---------- Stored data ----------
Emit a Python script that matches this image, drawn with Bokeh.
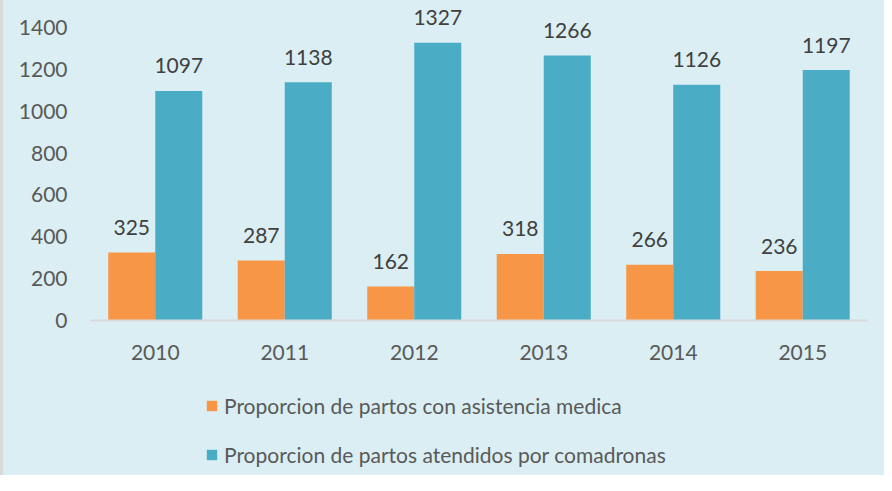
from bokeh.plotting import figure
from bokeh.layouts import column
from bokeh.models import FactorRange, Range1d, FixedTicker, Legend, LegendItem, ColumnDataSource
from bokeh.transform import dodge
from bokeh.core.properties import value
from bokeh.embed import file_html
from bokeh.resources import INLINE

years = ["2010", "2011", "2012", "2013", "2014", "2015"]
medica = [325, 287, 162, 318, 266, 236]
comadronas = [1097, 1138, 1327, 1266, 1126, 1197]
y_ticks = [0, 200, 400, 600, 800, 1000, 1200, 1400]
series_names = ["Proporcion de partos con asistencia medica",
                "Proporcion de partos atendidos por comadronas"]

ORANGE = "#F79646"
BLUE = "#4BACC6"
BG = "#DAEEF3"
FONT = "Lato"
W = 881

src = ColumnDataSource(dict(
    year=years,
    medica=medica,
    comadronas=comadronas,
    medica_lbl=[str(v) for v in medica],
    comadronas_lbl=[str(v) for v in comadronas],
))

p = figure(
    x_range=FactorRange(*years),
    y_range=Range1d(0, 1510),
    width=W, height=380,
    output_backend="svg", toolbar_location=None,
    min_border_left=87, min_border_right=17,
    min_border_top=4, min_border_bottom=60,
    background_fill_color=BG, border_fill_color=BG,
    outline_line_color=None,
)

bw = 0.363
off = bw / 2
r1 = p.vbar(x=dodge("year", -off, range=p.x_range), top="medica", width=bw,
            source=src, fill_color=ORANGE, line_color=None)
r2 = p.vbar(x=dodge("year", off, range=p.x_range), top="comadronas", width=bw,
            source=src, fill_color=BLUE, line_color=None)

for col, lbl, o in (("medica", "medica_lbl", -off), ("comadronas", "comadronas_lbl", off)):
    p.text(x=dodge("year", o, range=p.x_range), y=col, text=lbl, source=src,
           text_align="center", text_baseline="middle", y_offset=-25,
           text_font=value(FONT), text_font_size="21px", text_color="#404040")

p.xgrid.grid_line_color = None
p.ygrid.grid_line_color = None

p.yaxis.ticker = FixedTicker(ticks=y_ticks)
p.yaxis.axis_line_color = None
p.yaxis.major_tick_line_color = None
p.yaxis.minor_tick_line_color = None
p.yaxis.major_label_standoff = 17
p.yaxis.major_label_text_font = FONT
p.yaxis.major_label_text_font_size = "21px"
p.yaxis.major_label_text_color = "#595959"

p.xaxis.axis_line_color = "#D9D9D9"
p.xaxis.axis_line_width = 2
p.xaxis.major_tick_line_color = None
p.xaxis.minor_tick_line_color = None
p.xaxis.major_label_standoff = 18
p.xaxis.major_label_text_font = FONT
p.xaxis.major_label_text_font_size = "21px"
p.xaxis.major_label_text_color = "#595959"

# Legend panel (second figure, same background)
lg = figure(
    width=W, height=95,
    x_range=Range1d(0, 1), y_range=Range1d(0, 1),
    x_axis_location=None, y_axis_location=None,
    output_backend="svg", toolbar_location=None,
    min_border=0, min_border_left=0, min_border_right=0,
    min_border_top=0, min_border_bottom=0,
    background_fill_color=BG, border_fill_color=BG,
    outline_line_color=None,
)
lg.grid.visible = False
nan = float("nan")
key_src = ColumnDataSource(dict(x=[nan], top=[nan]))
k1 = lg.vbar(x="x", top="top", width=0.1, source=key_src, fill_color=ORANGE, line_color=None)
k2 = lg.vbar(x="x", top="top", width=0.1, source=key_src, fill_color=BLUE, line_color=None)

legend = Legend(
    items=[LegendItem(label=series_names[0], renderers=[k1]),
           LegendItem(label=series_names[1], renderers=[k2])],
    location=(115, 8),
    orientation="vertical",
    glyph_width=13, glyph_height=13,
    label_height=20, spacing=24, label_standoff=6,
    padding=0, margin=0,
    background_fill_alpha=0, border_line_color=None,
    label_text_font=FONT, label_text_font_size="21px", label_text_color="#595959",
)
lg.add_layout(legend, "center")

layout = column(p, lg, spacing=0,
                styles={"background-color": BG, "border-left": "3px solid #D9D9D9"})
open("out.html", "w").write(file_html(layout, INLINE))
----------
_Short task_: Quote the preceding listing precisely and completely, omitting its images.

_Correct result_:
Emit a Python script that matches this image, drawn with Bokeh.
from bokeh.plotting import figure
from bokeh.layouts import column
from bokeh.models import FactorRange, Range1d, FixedTicker, Legend, LegendItem, ColumnDataSource
from bokeh.transform import dodge
from bokeh.core.properties import value
from bokeh.embed import file_html
from bokeh.resources import INLINE

years = ["2010", "2011", "2012", "2013", "2014", "2015"]
medica = [325, 287, 162, 318, 266, 236]
comadronas = [1097, 1138, 1327, 1266, 1126, 1197]
y_ticks = [0, 200, 400, 600, 800, 1000, 1200, 1400]
series_names = ["Proporcion de partos con asistencia medica",
                "Proporcion de partos atendidos por comadronas"]

ORANGE = "#F79646"
BLUE = "#4BACC6"
BG = "#DAEEF3"
FONT = "Lato"
W = 881

src = ColumnDataSource(dict(
    year=years,
    medica=medica,
    comadronas=comadronas,
    medica_lbl=[str(v) for v in medica],
    comadronas_lbl=[str(v) for v in comadronas],
))

p = figure(
    x_range=FactorRange(*years),
    y_range=Range1d(0, 1510),
    width=W, height=380,
    output_backend="svg", toolbar_location=None,
    min_border_left=87, min_border_right=17,
    min_border_top=4, min_border_bottom=60,
    background_fill_color=BG, border_fill_color=BG,
    outline_line_color=None,
)

bw = 0.363
off = bw / 2
r1 = p.vbar(x=dodge("year", -off, range=p.x_range), top="medica", width=bw,
            source=src, fill_color=ORANGE, line_color=None)
r2 = p.vbar(x=dodge("year", off, range=p.x_range), top="comadronas", width=bw,
            source=src, fill_color=BLUE, line_color=None)

for col, lbl, o in (("medica", "medica_lbl", -off), ("comadronas", "comadronas_lbl", off)):
    p.text(x=dodge("year", o, range=p.x_range), y=col, text=lbl, source=src,
           text_align="center", text_baseline="middle", y_offset=-25,
           text_font=value(FONT), text_font_size="21px", text_color="#404040")

p.xgrid.grid_line_color = None
p.ygrid.grid_line_color = None

p.yaxis.ticker = FixedTicker(ticks=y_ticks)
p.yaxis.axis_line_color = None
p.yaxis.major_tick_line_color = None
p.yaxis.minor_tick_line_color = None
p.yaxis.major_label_standoff = 17
p.yaxis.major_label_text_font = FONT
p.yaxis.major_label_text_font_size = "21px"
p.yaxis.major_label_text_color = "#595959"

p.xaxis.axis_line_color = "#D9D9D9"
p.xaxis.axis_line_width = 2
p.xaxis.major_tick_line_color = None
p.xaxis.minor_tick_line_color = None
p.xaxis.major_label_standoff = 18
p.xaxis.major_label_text_font = FONT
p.xaxis.major_label_text_font_size = "21px"
p.xaxis.major_label_text_color = "#595959"

# Legend panel (second figure, same background)
lg = figure(
    width=W, height=95,
    x_range=Range1d(0, 1), y_range=Range1d(0, 1),
    x_axis_location=None, y_axis_location=None,
    output_backend="svg", toolbar_location=None,
    min_border=0, min_border_left=0, min_border_right=0,
    min_border_top=0, min_border_bottom=0,
    background_fill_color=BG, border_fill_color=BG,
    outline_line_color=None,
)
lg.grid.visible = False
nan = float("nan")
key_src = ColumnDataSource(dict(x=[nan], top=[nan]))
k1 = lg.vbar(x="x", top="top", width=0.1, source=key_src, fill_color=ORANGE, line_color=None)
k2 = lg.vbar(x="x", top="top", width=0.1, source=key_src, fill_color=BLUE, line_color=None)

legend = Legend(
    items=[LegendItem(label=series_names[0], renderers=[k1]),
           LegendItem(label=series_names[1], renderers=[k2])],
    location=(115, 8),
    orientation="vertical",
    glyph_width=13, glyph_height=13,
    label_height=20, spacing=24, label_standoff=6,
    padding=0, margin=0,
    background_fill_alpha=0, border_line_color=None,
    label_text_font=FONT, label_text_font_size="21px", label_text_color="#595959",
)
lg.add_layout(legend, "center")

layout = column(p, lg, spacing=0,
                styles={"background-color": BG, "border-left": "3px solid #D9D9D9"})
open("out.html", "w").write(file_html(layout, INLINE))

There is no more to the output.